10-8-13 - Transformed

I always wonder what it was like for those ten lepers as they went along the road toward Jerusalem. They have called out to Jesus, “Have mercy on us!” “When he saw them, he said to them, ‘Go and show yourselves to the priests.’”

Why? Probably because the religious laws concerning skin diseases required that a priest certify that the person was no longer diseased. (I’m glad that’s not part of my job description…) Jesus could heal them, but to be reinstated into the community, they had to go through those rituals.

So they go. – “And as they went, they were made clean.” Did one person happen to glance at his hand and see his skin looked different? Or notice he had feeling in his feet again? Did they glance at each other in shock and wonder as their very skin became transformed, new?

Sunday’s reading from the Hebrew Bible tells the great story of Naaman, a Syrian army commander who contracts leprosy. A Hebrew slave girl tells his wifes that there is a prophet in Israel who can heal him, and he goes to find Elisha, who sends word that he should dip himself seven times in the Jordan. Naaman is outraged at this “treatment,” but his servants prevail upon him: “Father, if the prophet had commanded you to do something difficult, would you not have done it? How much more, when all he said to you was, `Wash, and be clean'?" So he went down and immersed himself seven times in the Jordan... his flesh was restored like the flesh of a young boy, and he was clean.”

So often we think healing is complicated and arduous – and that is our human experience with surgical and chemical interventions, protracted rehabilitations. Healing in the Bible seems so ridiculously simple – God or God’s representative simply says the word and it is done. Could it really be so easy?

More often than we think. When I remember and invite God to release healing in me and in those I pray with, I often see it. What’s hard is believing – and that gets much easier when we see it. That’s why it’s so important that we pray for healing for each other and for the world – the evidence begins to pile up.

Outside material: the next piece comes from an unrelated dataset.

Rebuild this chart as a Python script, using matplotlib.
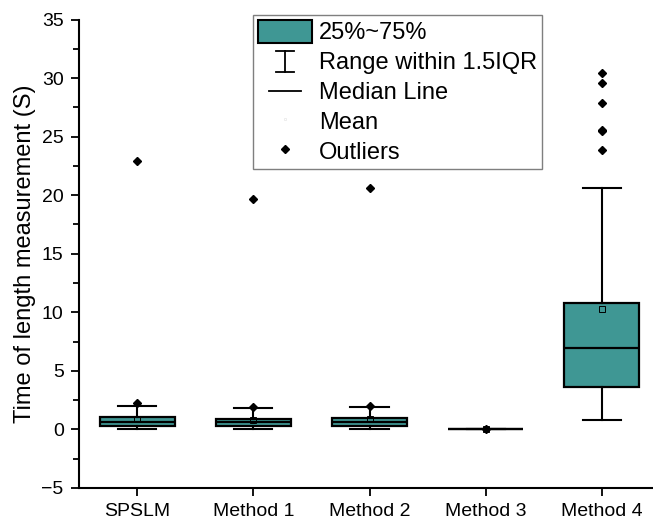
import matplotlib
matplotlib.use("Agg")
import matplotlib.pyplot as plt
from matplotlib.lines import Line2D
from matplotlib.patches import Patch
from matplotlib.legend_handler import HandlerBase
from matplotlib.ticker import MultipleLocator

plt.rcParams['font.family'] = ['Liberation Sans', 'DejaVu Sans']

# box statistics per method (seconds)
methods = ['SPSLM', 'Method 1', 'Method 2', 'Method 3', 'Method 4']
q1s = [0.28, 0.28, 0.28, 0.02, 3.59]
medians = [0.62, 0.60, 0.62, 0.02, 6.92]
q3s = [1.05, 0.90, 1.00, 0.02, 10.77]
whis_lo = [0.06, 0.05, 0.05, 0.02, 0.77]
whis_hi = [2.00, 1.82, 1.88, 0.02, 20.60]
means = [0.90, 0.80, 0.85, 0.02, 10.26]
outliers = [
    [2.28, 22.90],
    [1.90, 19.70],
    [2.00, 20.60],
    [0.02],
    [23.90, 25.45, 25.60, 27.90, 29.60, 30.45],
]

TEAL = '#3f9794'

stats = []
for i, name in enumerate(methods):
    stats.append(dict(label=name, q1=q1s[i], med=medians[i], q3=q3s[i],
                      whislo=whis_lo[i], whishi=whis_hi[i], mean=means[i],
                      fliers=outliers[i]))

fig = plt.figure(figsize=(6.53, 5.21), dpi=100)
ax = fig.add_axes([79 / 653, 33 / 521, 581 / 653, 468.5 / 521])

ax.bxp(stats, positions=range(1, 6), widths=0.645, capwidths=0.33,
       patch_artist=True, showmeans=True,
       boxprops=dict(facecolor=TEAL, edgecolor='black', linewidth=1.6),
       medianprops=dict(color='black', linewidth=1.6),
       whiskerprops=dict(color='black', linewidth=1.5),
       capprops=dict(color='black', linewidth=1.5),
       flierprops=dict(marker='D', markersize=4, markerfacecolor='black',
                       markeredgecolor='black'),
       meanprops=dict(marker='s', markersize=4.5, markerfacecolor='none',
                      markeredgecolor='black', markeredgewidth=0.7))

ax.set_xlim(0.5, 5.5)
ax.set_ylim(-5, 35)
ax.yaxis.set_major_locator(MultipleLocator(5))
ax.yaxis.set_minor_locator(MultipleLocator(2.5))
ax.set_xticks(range(1, 6))
ax.set_xticklabels(methods)
ax.tick_params(axis='both', which='major', direction='out', length=6,
               width=1.3, labelsize=14, pad=5)
ax.tick_params(axis='y', which='minor', direction='out', length=4, width=1.3)
ax.set_ylabel('Time of length measurement (S)', fontsize=17, labelpad=4)
ax.spines['top'].set_visible(False)
ax.spines['right'].set_visible(False)
ax.spines['left'].set_linewidth(1.5)
ax.spines['bottom'].set_linewidth(1.5)


class IBeamHandler(HandlerBase):
    """legend key shaped like a whisker with caps"""
    def create_artists(self, legend, orig_handle, xdescent, ydescent,
                       width, height, fontsize, trans):
        cx = width / 2 - xdescent
        lo, hi = -ydescent + 1, height - ydescent - 1
        half = width * 0.16
        lines = [
            Line2D([cx, cx], [lo, hi]),
            Line2D([cx - half, cx + half], [lo, lo]),
            Line2D([cx - half, cx + half], [hi, hi]),
        ]
        for ln in lines:
            ln.set_color('black')
            ln.set_linewidth(1.3)
            ln.set_transform(trans)
        return lines


class ShortLineHandler(HandlerBase):
    """short horizontal key for the median line"""
    def create_artists(self, legend, orig_handle, xdescent, ydescent,
                       width, height, fontsize, trans):
        cx = width / 2 - xdescent
        cy = height / 2 - ydescent
        half = width * 0.3
        ln = Line2D([cx - half, cx + half], [cy, cy], color='black',
                    linewidth=1.3, transform=trans)
        return [ln]


whisker_key = object()
median_key = object()
handles = [
    Patch(facecolor=TEAL, edgecolor='black', linewidth=1.5),
    whisker_key,
    median_key,
    Line2D([], [], linestyle='none', marker='s', markersize=2,
           markerfacecolor='none', markeredgecolor='#e6e6e6', markeredgewidth=0.5),
    Line2D([], [], linestyle='none', marker='D', markersize=4,
           color='black'),
]
labels = ['25%~75%', 'Range within 1.5IQR', 'Median Line', 'Mean', 'Outliers']
leg = ax.legend(handles, labels, loc='upper left',
                bbox_to_anchor=(253 / 653, 1 - 15 / 521),
                bbox_transform=fig.transFigure, borderaxespad=0,
                fontsize=17, handlelength=2.3, handleheight=1.15,
                handletextpad=0.3, labelspacing=0.22, borderpad=0.2,
                fancybox=False, framealpha=1,
                handler_map={whisker_key: IBeamHandler(),
                             median_key: ShortLineHandler()})
leg.get_frame().set_edgecolor('#7f7f7f')
leg.get_frame().set_linewidth(1.0)

fig.savefig('out.png', dpi=100)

Sure, at times illness persists or recurs – there is mystery here, and a temporal reality of decline and death. But our baseline can be the healing we do see, rather than what we don’t. We can plant that seed of faith and give thanks even before we see the healing, and then with each lessening of symptoms or improvement give thanks all the more. “First the blade, then the ear, then the full corn.”

Try it today: pray in faith for healing in something or someone you didn’t think it was possible. And then keep giving thanks over the next few days and weeks, making note of any change or improvement you see. We can keep our energy on what God is doing, even before we see it.

That’s how we build up our faith muscles. And one day we look up and notice we’re transformed.